Work instructions: Write out the material exactly, leaving every picture behind.

Data excerpt:
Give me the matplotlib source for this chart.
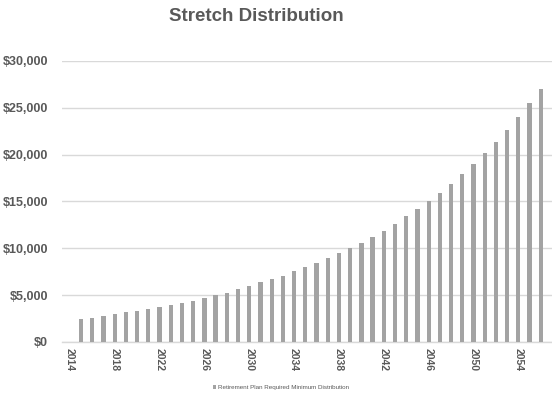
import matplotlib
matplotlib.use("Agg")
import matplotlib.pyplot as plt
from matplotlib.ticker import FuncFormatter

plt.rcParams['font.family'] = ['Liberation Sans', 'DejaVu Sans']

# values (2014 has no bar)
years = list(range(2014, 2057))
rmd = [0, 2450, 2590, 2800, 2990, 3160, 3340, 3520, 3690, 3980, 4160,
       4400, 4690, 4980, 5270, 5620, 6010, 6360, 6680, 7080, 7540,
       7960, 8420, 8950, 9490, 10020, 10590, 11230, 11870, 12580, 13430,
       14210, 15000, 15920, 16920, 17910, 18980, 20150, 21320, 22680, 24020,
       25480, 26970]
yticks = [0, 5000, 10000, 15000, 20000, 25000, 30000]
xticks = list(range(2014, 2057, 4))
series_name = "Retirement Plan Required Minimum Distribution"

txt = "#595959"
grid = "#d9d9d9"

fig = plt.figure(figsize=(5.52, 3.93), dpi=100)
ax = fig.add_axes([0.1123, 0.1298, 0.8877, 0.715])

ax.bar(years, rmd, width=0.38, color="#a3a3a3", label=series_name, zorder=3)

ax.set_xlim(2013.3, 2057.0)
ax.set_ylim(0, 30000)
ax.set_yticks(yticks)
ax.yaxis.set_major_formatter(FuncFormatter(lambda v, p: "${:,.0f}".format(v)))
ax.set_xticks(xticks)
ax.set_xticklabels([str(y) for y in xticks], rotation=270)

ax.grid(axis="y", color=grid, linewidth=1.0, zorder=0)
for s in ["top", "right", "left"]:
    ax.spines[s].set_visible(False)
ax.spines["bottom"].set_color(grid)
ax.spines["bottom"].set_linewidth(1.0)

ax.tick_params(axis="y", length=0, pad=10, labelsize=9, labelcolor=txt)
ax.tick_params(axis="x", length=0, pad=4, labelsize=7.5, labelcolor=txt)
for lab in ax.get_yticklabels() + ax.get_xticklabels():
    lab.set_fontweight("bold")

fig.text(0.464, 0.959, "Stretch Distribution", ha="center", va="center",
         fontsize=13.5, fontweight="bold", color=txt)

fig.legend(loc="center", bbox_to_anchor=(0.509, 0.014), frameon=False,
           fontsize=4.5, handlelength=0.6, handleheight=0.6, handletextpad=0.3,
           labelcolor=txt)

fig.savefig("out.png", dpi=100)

Result of the exercise:
Give me the matplotlib source for this chart.
import matplotlib
matplotlib.use("Agg")
import matplotlib.pyplot as plt
from matplotlib.ticker import FuncFormatter

plt.rcParams['font.family'] = ['Liberation Sans', 'DejaVu Sans']

# values (2014 has no bar)
years = list(range(2014, 2057))
rmd = [0, 2450, 2590, 2800, 2990, 3160, 3340, 3520, 3690, 3980, 4160,
       4400, 4690, 4980, 5270, 5620, 6010, 6360, 6680, 7080, 7540,
       7960, 8420, 8950, 9490, 10020, 10590, 11230, 11870, 12580, 13430,
       14210, 15000, 15920, 16920, 17910, 18980, 20150, 21320, 22680, 24020,
       25480, 26970]
yticks = [0, 5000, 10000, 15000, 20000, 25000, 30000]
xticks = list(range(2014, 2057, 4))
series_name = "Retirement Plan Required Minimum Distribution"

txt = "#595959"
grid = "#d9d9d9"

fig = plt.figure(figsize=(5.52, 3.93), dpi=100)
ax = fig.add_axes([0.1123, 0.1298, 0.8877, 0.715])

ax.bar(years, rmd, width=0.38, color="#a3a3a3", label=series_name, zorder=3)

ax.set_xlim(2013.3, 2057.0)
ax.set_ylim(0, 30000)
ax.set_yticks(yticks)
ax.yaxis.set_major_formatter(FuncFormatter(lambda v, p: "${:,.0f}".format(v)))
ax.set_xticks(xticks)
ax.set_xticklabels([str(y) for y in xticks], rotation=270)

ax.grid(axis="y", color=grid, linewidth=1.0, zorder=0)
for s in ["top", "right", "left"]:
    ax.spines[s].set_visible(False)
ax.spines["bottom"].set_color(grid)
ax.spines["bottom"].set_linewidth(1.0)

ax.tick_params(axis="y", length=0, pad=10, labelsize=9, labelcolor=txt)
ax.tick_params(axis="x", length=0, pad=4, labelsize=7.5, labelcolor=txt)
for lab in ax.get_yticklabels() + ax.get_xticklabels():
    lab.set_fontweight("bold")

fig.text(0.464, 0.959, "Stretch Distribution", ha="center", va="center",
         fontsize=13.5, fontweight="bold", color=txt)

fig.legend(loc="center", bbox_to_anchor=(0.509, 0.014), frameon=False,
           fontsize=4.5, handlelength=0.6, handleheight=0.6, handletextpad=0.3,
           labelcolor=txt)

fig.savefig("out.png", dpi=100)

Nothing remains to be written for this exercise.